F. An Answer to the Question
The Court therefore answered the question raised by the Part 8 claim as follows:
“On the true construction of the Policy, the word “Disease” appearing in the phrase “any human infectious or human contagious Disease (excluding Acquired Immune Deficiency Syndrome [AIDS] or an AIDS-related condition)” in the Infectious Disease extension to the Business Interruption section of the Policy is to be understood as limited to the specific diseases listed in the definition of “Disease” in the business interruption section (which does not include Covid19).”
This case serves as a useful reminder that the starting point is that a policy of insurance is a contract like any other. Questions of interpretation must be approached objectively, by asking what a reasonable person with the relevant knowledge at the time of entry into the contract would have understood its language to mean. However, the policyholder who has the advantage of a broker can be attributed with the understanding of a well-informed broker.

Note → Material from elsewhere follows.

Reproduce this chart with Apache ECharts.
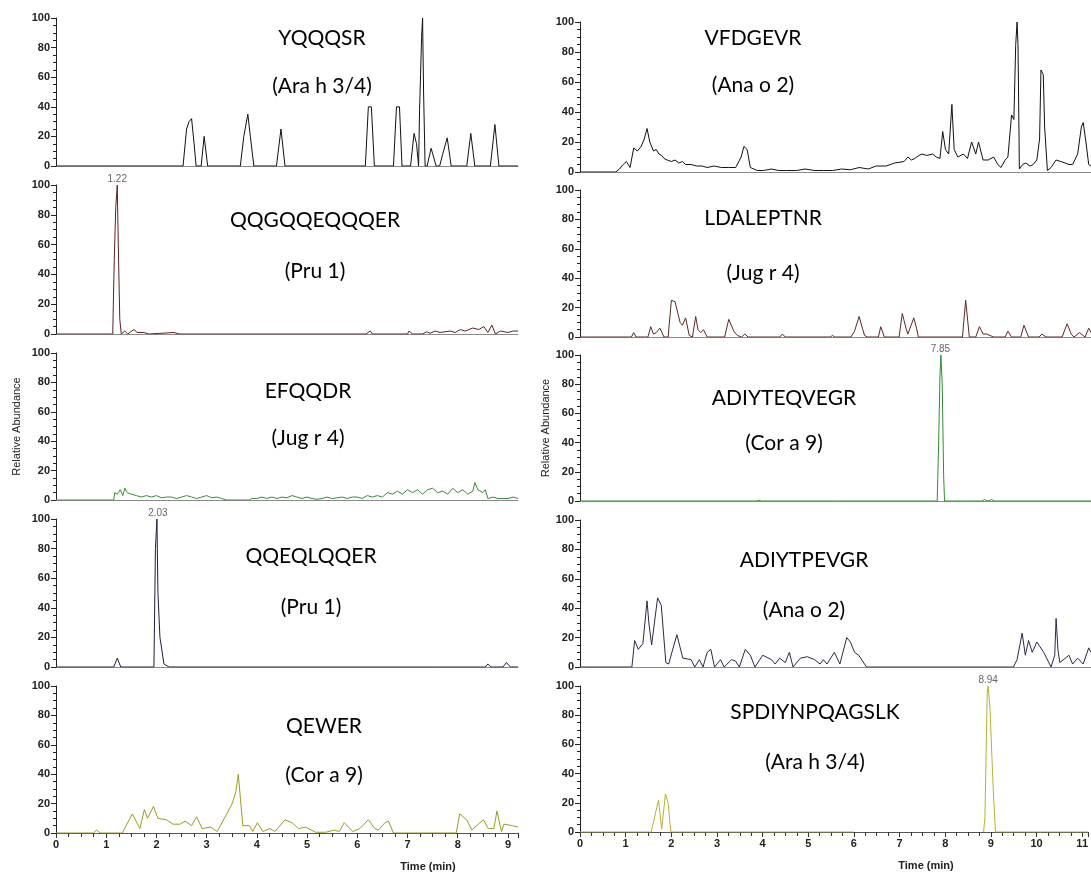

The Court will, however, resist arguments which seek to subject the entire policy wording to a minute textual analysis – that being the realm of the pedantic lawyer rather than the conscientious policyholder. The consideration of a fundamental definition is unlikely to be legal pedantry, but instead consistent with the conduct of the reasonable policyholder. Lawyers should therefore be careful to avoid conjuring clever argument which strains against the ordinary and natural meaning of the language used in an agreement or policy of insurance – particularly where the Policy contains an exhaustive definition.